> _Stated goal_
Starting at the first line of the data, please print exactly those lines through the one that holds "ax = fig.add_axes([0.104, 0.261, 0.873, 0.681])", omitting every picture.

--- Start Material to process ---

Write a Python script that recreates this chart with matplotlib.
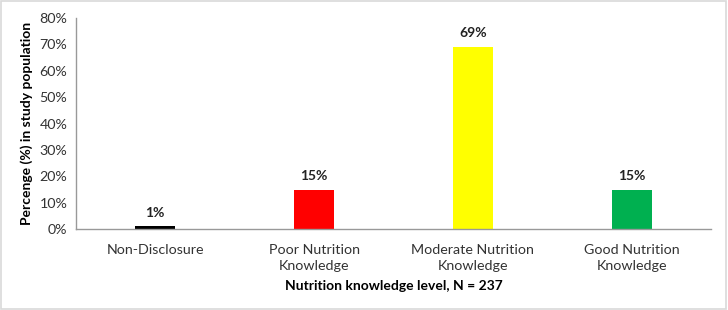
import matplotlib.pyplot as plt
from matplotlib.patches import Rectangle

categories = ["Non-Disclosure", "Poor Nutrition\nKnowledge",
              "Moderate Nutrition\nKnowledge", "Good Nutrition\nKnowledge"]
values = [1, 15, 69, 15]
colors = ["#000000", "#ff0000", "#ffff00", "#00b050"]

plt.rcParams['font.family'] = ['Lato', 'DejaVu Sans']

fig = plt.figure(figsize=(7.28, 3.10), dpi=100)
ax = fig.add_axes([0.104, 0.261, 0.873, 0.681])

x = range(len(categories))
bars = ax.bar(x, values, width=0.25, color=colors)
for b, v in zip(bars, values):
    ax.text(b.get_x() + b.get_width() / 2, v + 3.0, f"{v}%", ha='center', va='bottom',
            fontsize=10, fontweight='bold', color='#222222')

ax.set_xlim(-0.5, 3.5)
ax.set_ylim(0, 80)
ax.set_yticks(range(0, 81, 10))
ax.set_yticklabels([f"{t}%" for t in range(0, 81, 10)])
ax.set_xticks(list(x))
ax.set_xticklabels(categories, linespacing=1.35)
ax.tick_params(length=0, labelsize=10.3, colors='#333333', pad=6)
ax.tick_params(axis='x', pad=11)

for s in ['top', 'right']:
    ax.spines[s].set_visible(False)
for s in ['left', 'bottom']:
    ax.spines[s].set_color('#999999')
    ax.spines[s].set_linewidth(1)

ax.set_ylabel("Percenge (%) in study population", fontsize=10, fontweight='bold', labelpad=5)
ax.set_xlabel("Nutrition knowledge level, N = 237", fontsize=10, fontweight='bold', labelpad=6)

fig.patches.append(Rectangle((0.002, 0.003), 0.995, 0.994, transform=fig.transFigure,
                             fill=False, edgecolor='#d9d9d9', linewidth=1.2))

fig.savefig("out.png", dpi=100)
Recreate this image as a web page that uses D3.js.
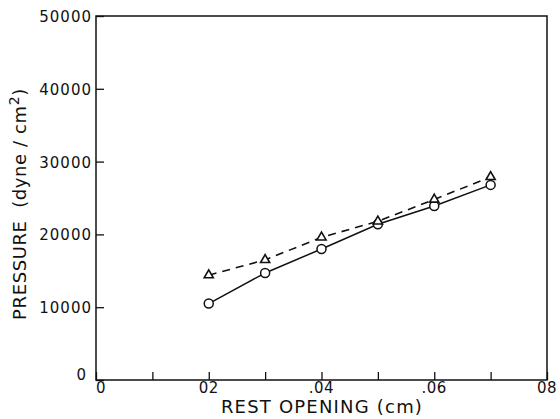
<!DOCTYPE html>
<html>
<head>
<meta charset="utf-8">
<script src="https://cdn.jsdelivr.net/npm/d3@7"></script>
<style>
  body { margin: 0; background: #fff; }
  text { font-family: 'DejaVu Sans', sans-serif; fill: #111; }
</style>
</head>
<body>
<div id="vis"></div>
<script>
// data
const openings = [0.02, 0.03, 0.04, 0.05, 0.06, 0.07];
const circlePressure = [10500, 14700, 18000, 21400, 23900, 26800];
const trianglePressure = [14400, 16500, 19600, 21800, 24800, 27900];
const xTicks = [0, 0.01, 0.02, 0.03, 0.04, 0.05, 0.06, 0.07, 0.08];
const xTickLabels = { 0: '0', 0.02: '02', 0.04: '.04', 0.06: '.06', 0.08: '08' };
const yTicks = [0, 10000, 20000, 30000, 40000, 50000];

let margin = { top: 16, left: 96, right: 13, bottom: 39 },
  width = 560 - margin.left - margin.right,
  height = 419 - margin.top - margin.bottom;

let svg = d3
  .select('#vis')
  .append('svg')
  .attr('width', 560)
  .attr('height', 419);

const chart = svg
  .append('g')
  .attr('transform', `translate(${margin.left}, ${margin.top})`);

const xScale = d3.scaleLinear().domain([0, 0.08]).range([0, width]);
const yScale = d3.scaleLinear().domain([0, 50000]).range([height, 0]);

// frame
chart
  .append('rect')
  .attr('width', width)
  .attr('height', height)
  .attr('fill', 'none')
  .attr('stroke', '#111')
  .attr('stroke-width', 1.5);

// inside ticks
const xAxis = chart
  .append('g')
  .attr('transform', `translate(0, ${height})`)
  .call(d3.axisBottom(xScale).tickValues(xTicks).tickSize(-8).tickFormat(''));
xAxis.select('.domain').remove();
xAxis.selectAll('line').attr('stroke', '#111').attr('stroke-width', 1.3);

const yAxis = chart
  .append('g')
  .call(d3.axisLeft(yScale).tickValues(yTicks).tickSize(-8).tickFormat(''));
yAxis.select('.domain').remove();
yAxis.selectAll('line').attr('stroke', '#111').attr('stroke-width', 1.3);

// tick labels
chart
  .selectAll('.xlab')
  .data(xTicks.filter((t) => xTickLabels[t] !== undefined))
  .enter()
  .append('text')
  .attr('x', (t) => xScale(t))
  .attr('y', height + 13)
  .attr('text-anchor', (t) => (t === 0 ? 'start' : 'middle'))
  .style('font-size', '15px')
  .style('letter-spacing', '0.5px')
  .text((t) => xTickLabels[t]);

chart
  .selectAll('.ylab')
  .data(yTicks)
  .enter()
  .append('text')
  .attr('x', (t) => (t === 0 ? -9 : -4))
  .attr('y', (t) => (t === 0 ? yScale(t) : yScale(t) + 6))
  .attr('text-anchor', 'end')
  .style('font-size', '15px')
  .style('letter-spacing', '1px')
  .text((t) => t);

// lines
const line = d3
  .line()
  .x((d) => xScale(d[0]))
  .y((d) => yScale(d[1]));

const circleData = openings.map((o, i) => [o, circlePressure[i]]);
const triData = openings.map((o, i) => [o, trianglePressure[i]]);

chart
  .append('path')
  .datum(triData)
  .attr('d', line)
  .attr('fill', 'none')
  .attr('stroke', '#111')
  .attr('stroke-width', 1.6)
  .attr('stroke-dasharray', '8,6');

chart
  .append('path')
  .datum(circleData)
  .attr('d', line)
  .attr('fill', 'none')
  .attr('stroke', '#111')
  .attr('stroke-width', 1.5);

chart
  .selectAll('.circ')
  .data(circleData)
  .enter()
  .append('circle')
  .attr('cx', (d) => xScale(d[0]))
  .attr('cy', (d) => yScale(d[1]))
  .attr('r', 4.5)
  .attr('fill', '#fff')
  .attr('stroke', '#111')
  .attr('stroke-width', 1.5);

chart
  .selectAll('.tri')
  .data(triData)
  .enter()
  .append('path')
  .attr('transform', (d) => `translate(${xScale(d[0])}, ${yScale(d[1])})`)
  .attr('d', d3.symbol(d3.symbolTriangle, 36))
  .attr('fill', '#fff')
  .attr('stroke', '#111')
  .attr('stroke-width', 1.6);

// axis titles
svg
  .append('text')
  .attr('x', 322)
  .attr('y', 413)
  .attr('text-anchor', 'middle')
  .style('font-size', '18px')
  .style('letter-spacing', '1.2px')
  .text('REST OPENING (cm)');

const ytitle = svg
  .append('text')
  .attr('transform', `translate(26, 204) rotate(-90)`)
  .attr('text-anchor', 'middle')
  .style('font-size', '18px')
  .style('letter-spacing', '0.6px');
ytitle.append('tspan').text('PRESSURE\u00a0 (dyne / cm');
ytitle.append('tspan').attr('dy', -7).style('font-size', '14px').text('2');
ytitle.append('tspan').attr('dy', 7).text(')');
</script>
</body>
</html>
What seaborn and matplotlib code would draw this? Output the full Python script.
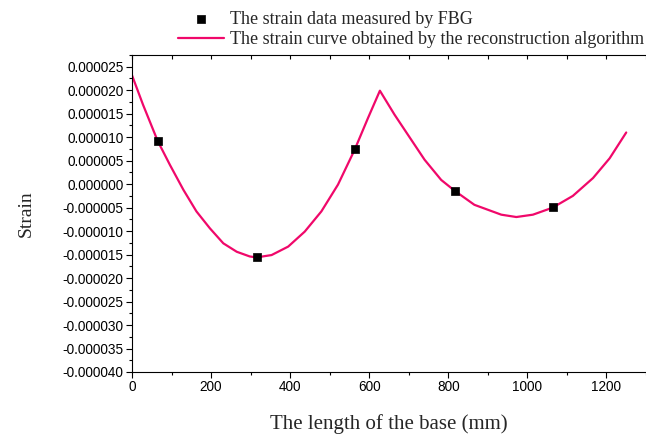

--- End Material to process ---

> _Full solution_
Write a Python script that recreates this chart with matplotlib.
import matplotlib.pyplot as plt
from matplotlib.patches import Rectangle

categories = ["Non-Disclosure", "Poor Nutrition\nKnowledge",
              "Moderate Nutrition\nKnowledge", "Good Nutrition\nKnowledge"]
values = [1, 15, 69, 15]
colors = ["#000000", "#ff0000", "#ffff00", "#00b050"]

plt.rcParams['font.family'] = ['Lato', 'DejaVu Sans']

fig = plt.figure(figsize=(7.28, 3.10), dpi=100)
ax = fig.add_axes([0.104, 0.261, 0.873, 0.681])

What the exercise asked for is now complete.